The VO radio data model and archives

The great diversity of the current astrophysical instrumentation allows us to obtain information of the Universe in almost the whole electromagnetic range. This is stored in astronomical archives, but the nature and access methods to them is very heterogeneous. It is for the millimetric and submillimetric astronomy where the astronomical archives are less available, which adds difficulty for those non-radioastronomers when reducing and interpreting the data. The concept of Virtual Observatory (VO) was created aiming to solve the mentioned hetereogenity. The VO aims to offer an integrated system to access a number of archives which are very different among them, as well as a set of services that can interact both direct or remotely over them at different levels.

We have been working on the design of a standard radio data model for VO data archives both coming from single dish or synthesis radiotelescopes. We used all VO proposed data models to build a VO compliant single-dish, multiple-feed, radio astronomical archive data model – RADAMS – that has been published as an Active IVOA Modeling Efforts note. We have undertaken the implementation of this data model in several radio archives: the DSS-63 VO Archive and TAPAS (Telescope Archive for Public Access System) IRAM 30m VO Archive. The developments of these two VO compliant radio archives and the query interfaces have been performed in the context of a collaboration between the AMIGA group and both the Institut de Radio Astronomie Millimétrique (IRAM) in Sierra Nevada and the Spanish Virtual Observatory (SVO).

TAPAS Web Interface for IRAM 30m VO Archive

We are contributing to the development of IVOA standards for the discovery, access and remote analysis of multidimensional data (i.e. radiointerfometric velocity datacubes). We undertook a study of the state of the art VO standards for multidimensional data discovery (J.E. Ruiz, Master Thesis, Dec 2010) that was presented at the 2010 Fall IVOA Interoperability Meeting as the base of B0DEGA HI Archive prototype. This prototype archive is being extended into a more generic Simple Image Access SIAv2 Archive Prototype whith other datacubes coming from WHISP collection, implementing full characterization of each dataset following IVOA efforts in Data Modelling, as well as with specific remote services providing derived datasets or representations (i.e. moments, slices, channel maps, renzograms, etc.). This archive served also as prototype for datalink VO standard.

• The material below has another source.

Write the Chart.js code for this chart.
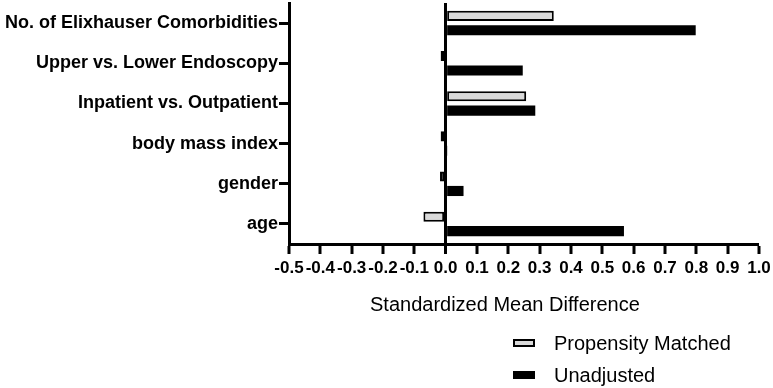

A subsample of our WHISP collection is also served using a HIPs (Hierarchical Progressive Survey) service. HiPS is an IVOA initiative to provided hierarchical schemes for the description, storage and access of sky survey data. The system is based on hierarchical tiling of sky regions at finer and finer spatial resolution which facilitates a progressive view of a survey, and supports multi-resolution zooming and panning. HiPS uses the HEALPix tessellation of the sky as the basis for the scheme and is implemented as a simple file structure with a direct indexing scheme that leads to practical implementations.

We have also contributed to the development of an IVOA standard to describe generic remote computing web services. This is the Parameter Description Language (PDL) which has been developed in the Grid and Web Services IVOA Working Group. PDL intends to be a expressive language for self-descriptive web services exposing the semantic nature of input and output parameters, as well as all necessary complex constraints. It is indeed a step forward towards true web services interoperability, and in this sense we have developed a PDL Client as a Taverna Workbench plugin which benefits of web services interoperability when building web-services-based workflows. PDL client is part of Astrotaverna plugin also developed by AMIGA group.